Best Man uses wedding speech to promote failing landscaping company - The Beaverton

Best Man uses wedding speech to promote failing landscaping company

SASKATOON – Foregoing the usual tradition of congratulating the bride and groom and wishing them a happy future, Ben Swanson instead used his best man’s toast at last week’s wedding between Jerry Williams and Lee Ann Reed to promote his failing landscaping business.

Guests were invited to raise their Swanson and Swanson, inc, embossed champagne flutes to toast ‘Good lives, good loves, and good lawns.’ In addition, the boisterous Swanson snuck in before the reception to replace the centrepieces on every table with sample swaths of imported grasses, replete with design suggestions and personal business cards promoting the “Grass Tsar” and “the number 6 landscaping company, Northeastern Saskatoon region.”
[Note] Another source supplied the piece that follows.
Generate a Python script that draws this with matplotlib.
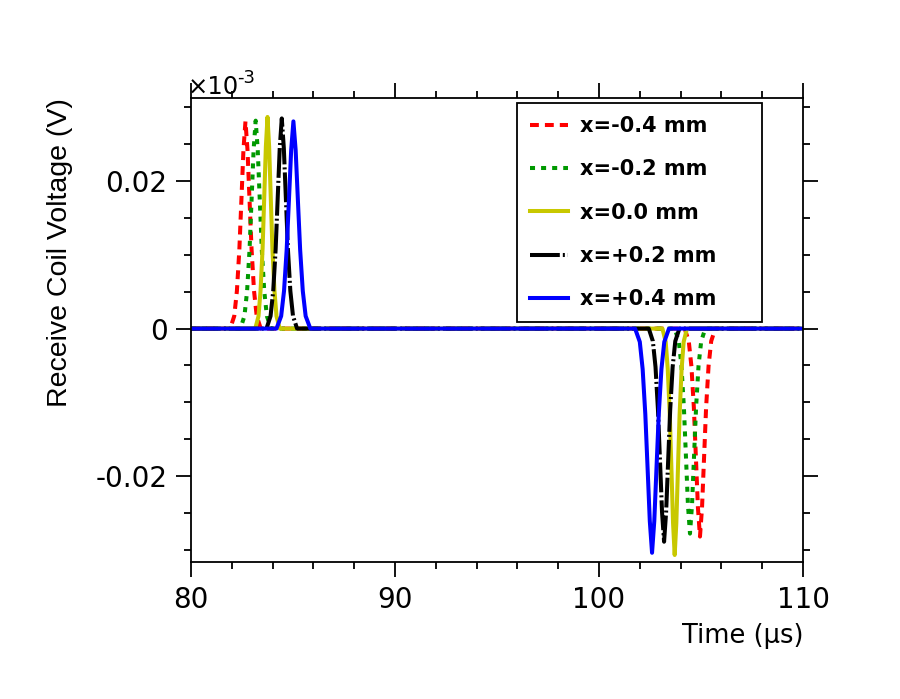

“Now I wish Jerry and Lee Ann the best,” he reportedly said during the 45-minute speech, “but we all saw how their lawn looked during their engagement party. I mean, a good marriage is like a good lawn; if you don’t invest time and money into it, you might as well be that weird family at the end of the block that ends up on the news all the time.”

“I’ve been friends with Ben for quite a while now,” Jerry Williams, the groom, said in response. “He’s always been a self-promoter, but I thought he knew his limits.”

His wife took a less charitable view, stating that “if that lawn-jockey think’s he’s getting a Christmas card, he can cram it right up his Virginia creeper-shucking, rustic-gazebo-installing, dirt-mongering sod-hole.”

An inside source claims that the tactic may have been motivated more out of desperation than opportunism. A person describing himself as a “former business associate” claims Swanson’s ex-wife really ran the business. When she left him for “Lawn King” Donnie Morris it reportedly “really took the diesel out of his two-stroke motor, so to speak.”

It appears weddings now act as a trigger for Swanson’s marketing impulse and his closely related inferiority complex.

“I mean, I had a yard once. It was a great yard,” Swanson said near the end of his speech. “I guess that yard is Jennifer’s yard now. The dog too – she didn’t even like that dog!” Swanson stated, trailing off in soft whimpering before violating several court orders by publicly disclosing the terms of his divorce settlement. “Really? Limited access, no custody AND alimony payments? It’s like, why don’t you just kill me and take this shitty landscaping business too? You’d like that wouldn’t you, goddamn judge.”

Donnie “the Lawn King” Morris, owner of Northeastern Saskatoon’s number 2 landscaping company, refused to comment on what he termed “that weak-willed grass huckster.” However, he did generously offer members of the press a discount on large orders of premium, uncut shale.